With Stewart's wife working full time as the chief executive of a fashion company, it was up to him, a writer and leadership coach, to guide his daughter through her new education programme.
He signed her onto a British-based online school, which she attends every day during term time at 1.30pm. There are 17 other students in the class - some based in the Middle East, others in the UK - who can all hear the teacher and see anything she writes on the whiteboard.
The class can communicate either by talking or instant messaging each other; their homework is then handed out, and when it is marked the grades are loaded onto the system to allow parents to track their children's progress.
"We can also e-mail or talk to the teachers ourselves, which works a lot better than when she was in school," adds Stewart, who supplements the three-hour sessions by paying for three one-on-one tutoring sessions in the evenings in the core subjects of maths, English and science.
"It's much more focused and it costs us less than half the price of sending her to school," says Stewart. "She is also a lot calmer, and the stress of getting up in the morning and getting to school on time has gone."
While his stepdaughter is still in contact with friends from her school she did initially crave the company of peers her own age, and a year into the programme she decided she wanted to return to school. However, within two weeks of being back she left again after she was targeted by Facebook bullies.

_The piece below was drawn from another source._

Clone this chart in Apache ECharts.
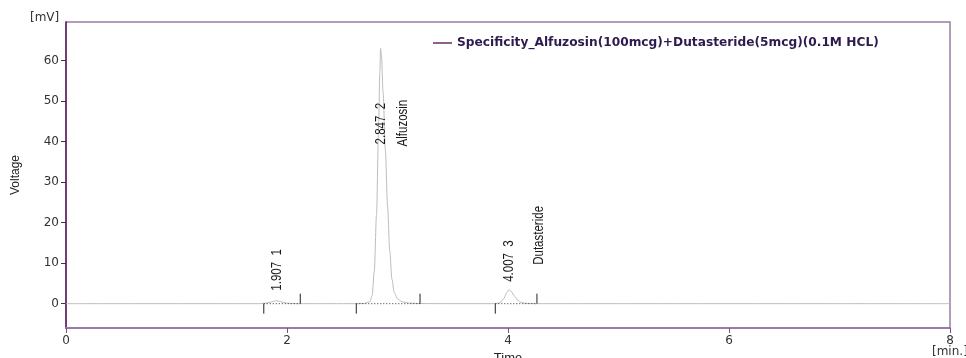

"Our only concern is the social side," admits Stewart. "But it's up to us to get her out to meet people and do sports and stuff."
And what about the playground politics - often considered the first steps towards navigating the many challenges of adult life - that come with attending a mainstream school?
"We have met some home-schooled children who are softer and could do with the interaction that school provides to harden them up, but my stepdaughter is very mature and because of the character she is it works for her," Stewart says. "However, I think it could be more of a problem for other children."